Let $E$ be a real vector space and $P,Q$ two polynomials relatively prime. Let $u \in \mathrm{End}(E)$. Then, we have :

$$ \mathrm{ker}((PQ)(u)) = \mathrm{ker}(P(u)) \oplus \mathrm{ker}(Q(u)) $$

Here, consider the linear transformation $T \in \mathrm{End}(\mathbb{R}^{n})$. Its minimal polynomial is $m=fg$, with $f$ and $g$ two polynomials relatively prime. You can apply the previous theorem with $P =f$, $Q=g$ and $u=T$. It gives :

$$ \mathrm{ker}(m(T)) = \mathrm{ker}(f(T)) \oplus \mathrm{ker}(g(T)) $$

Since $m$ is the minimal polynomial of $T$, by definition, we have $m(T) = O_{\mathrm{End}(\mathbb{R}^{n})}$. From that, we get : $\mathrm{ker}(m(T)) = \mathbb{R}^{n}$. Eventually, we have :

$$ \mathbb{R}^{n} = \mathrm{ker}(f(T)) \oplus \mathrm{ker}(g(T)) $$

It is clear that $\mathrm{ker}(f(T))$ and $\mathrm{ker}(g(T))$ are invariant under $T$. Next thing you want to prove is that $f$ is the minimal polynomial of $T\vert_{N}$.
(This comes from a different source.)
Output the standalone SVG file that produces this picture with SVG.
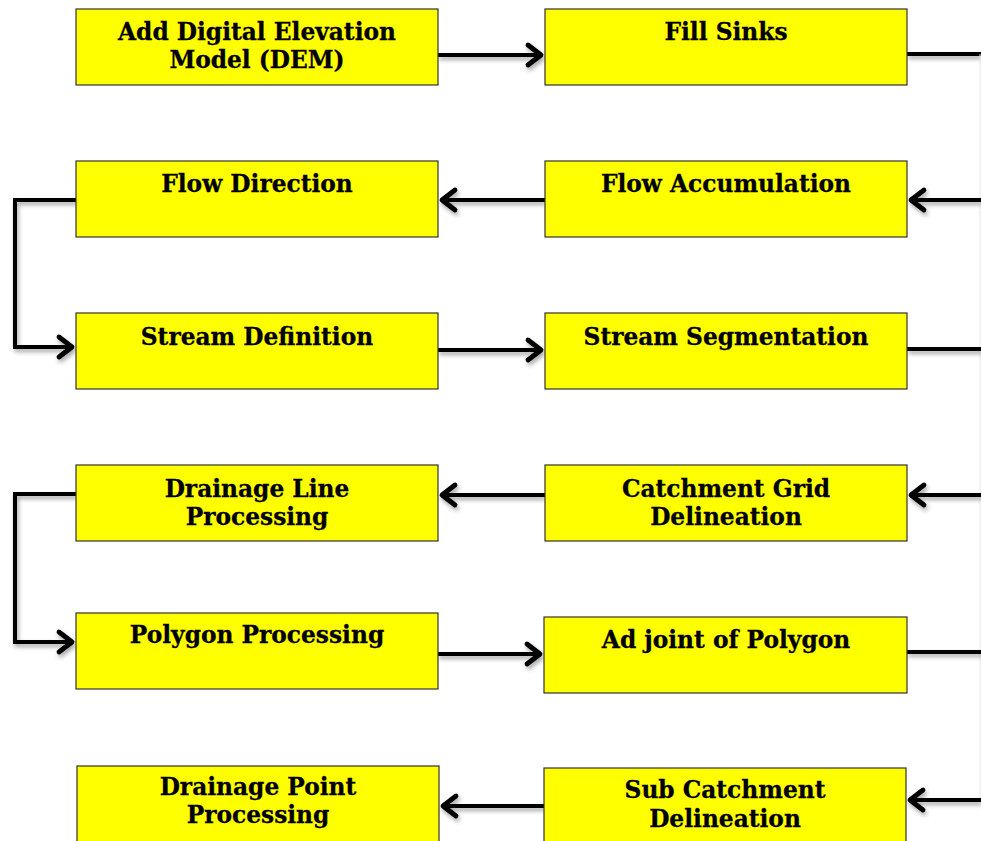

Let $N = \mathrm{ker}(f(T))$ and $m(T\vert_{N})$ the minimal polynomial of $T\vert_{N}$. For all $x \in N$, we have $f(T)(x) = 0$. Which also writes $f(T\vert_{N})=0$. By definition of the minimal polynomial, $m(T\vert_{N})$ must devide $f$. By definition,we have $m(T)=(fg)(T)=0$. This implies that $\mathrm{Im}(g(T)) \subset \mathrm{ker}(f(T)) = \mathrm{ker}\left( m(T\vert_{N})(T) \right)$. It follows that $(m(T\vert_{N})g)(T)=0$. So, $m = fg$ must devide $m(T\vert_{N})g$. From that, we conclude that $f$ must devide $m(T\vert_{N})$.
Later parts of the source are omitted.